El génesis de su viacrucis está fresco en su memoria. Recuerda con suma precisión que cada aspecto de su vida en febrero de 2018 estaba dentro de los parámetros normales. Los asuntos del hogar y a nivel profesional marchaban viento en popa y no había razón o síntoma en materia de salud para alarmarse. Sin embargo, de un momento a otro, en un giro típico de los asares del destino, todo lo que construía sólidamente se empezó a desmoronar.
En el sorpresivo e inesperado mes Mayra Jiménez sufrió una hemorragia nasal que intentó contener tapando las fosas de su nariz con sus manos, pero el brote, constante y doloroso, encontró otros caminos de salida y sus ojos terminaron emanando sangre a cántaros. Ese día, agobiada por la dramática escena, la joven estudiante de enfermería y madre de dos hijos pequeños se dio cuenta que algo tremendamente malo ocurría en su cuerpo. Comenzó su infierno y los golpes no pararon de llegar.
Mayra, abrumada por la situación, se trasladó inmediatamente a un centro hospitalario en Barranquilla, donde luego de practicarle un tac de senos paranasales (estudios de las cavidades frontales de la cara), los médicos le informaron que un pequeño tumor benigno había sido detectado en el hueso de su nariz. A partir de ese momento y, sin saber a ciencia cierta cómo encontraría la solución a sus males, la joven madre afrontaría un prolongado calvario ante la negativa de los diferentes galenos de la ciudad, que no se atrevían a realizarle la extracción del quiste.
«A mí me realizan una biopsia y el estudio arrojó que el tumor benigno que tenía era una displasia fibrosa, un tumor que no se puede tocar porque empieza a crecer mucho. Los otorrinos en Barranquilla no se atrevían a operarme por esa situación y me tenían de un lado para otro. Era muy difícil lo que estaba viviendo. A esa altura ya el tumor estaba creciendo y las hemorragias de sangre seguían siendo constantes. Aquí no sabían bien qué era, no querían tocarme ni hacerme nada. Yo sufría mucho por lo que me tocó entablar una tutela para que me intentaran solucionar, pero nada pasaba», relató Jiménez.

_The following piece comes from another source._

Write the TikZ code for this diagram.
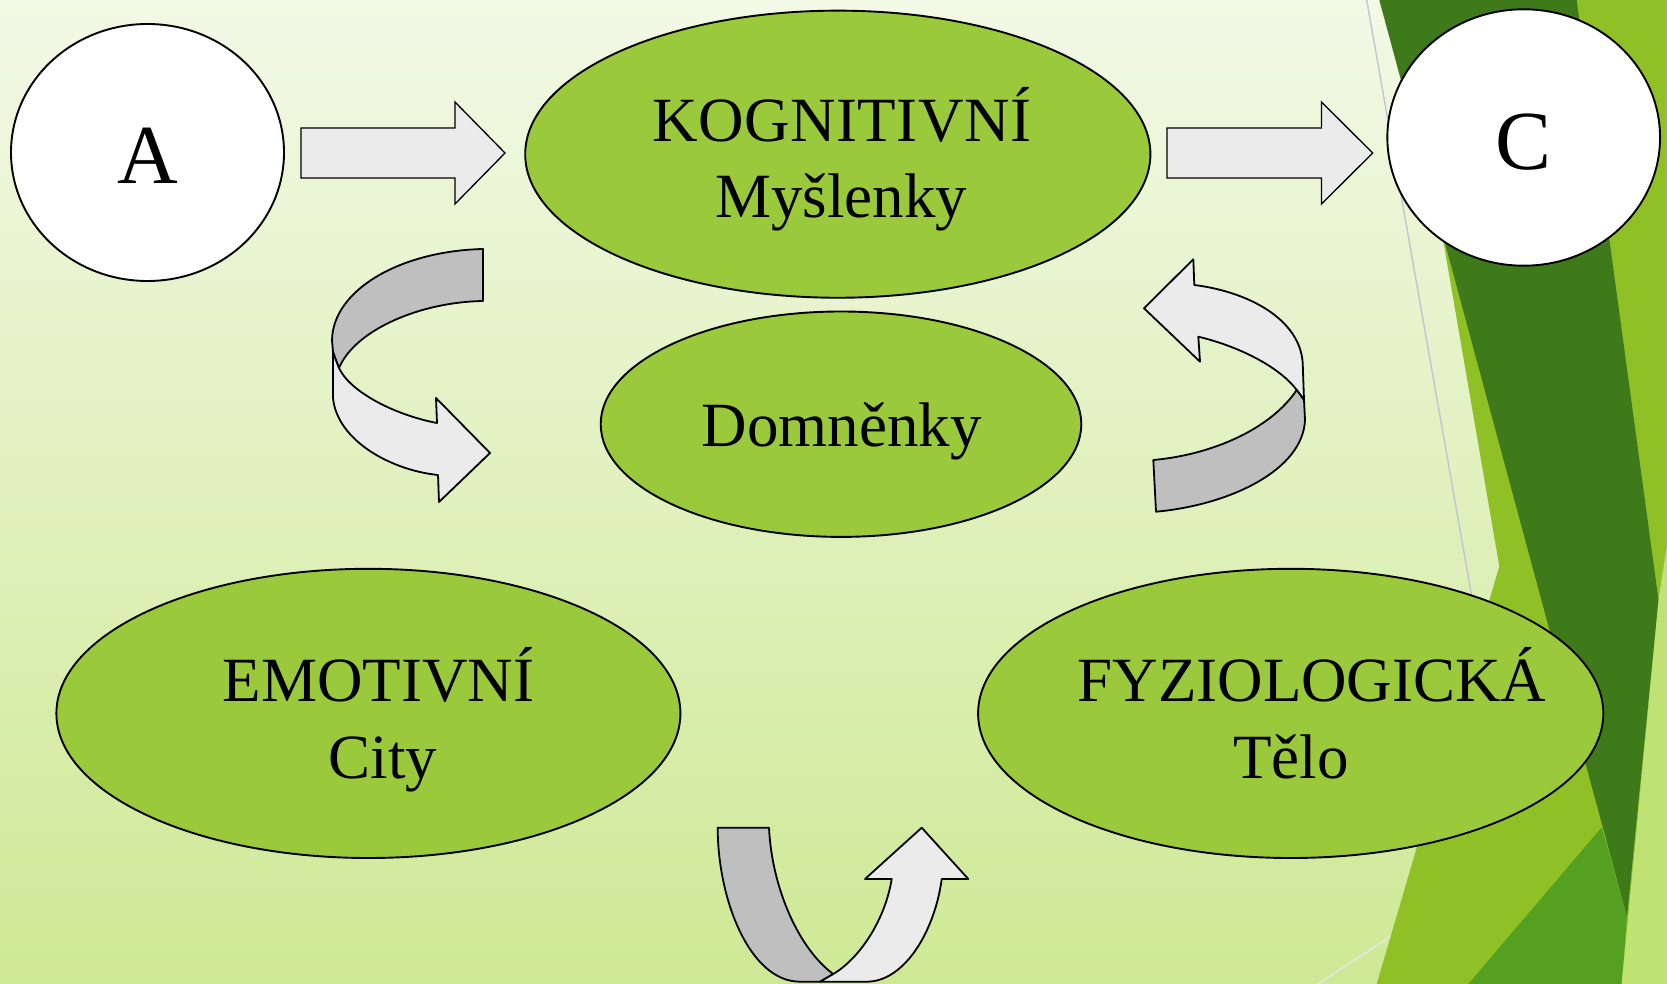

Los meses transcurrieron y Mayra, de 23 años en ese entonces, empezaba a sufrir con mayor crudeza los estragos del odiado intruso que ahora habitaba en su cuerpo. Su rostro, diezmado por la enfermedad, estaba cambiando y todos se daban cuenta. Para colmo de males, los niveles de su hemoglobina disminuyeron a niveles alarmantes, agudizando el problema.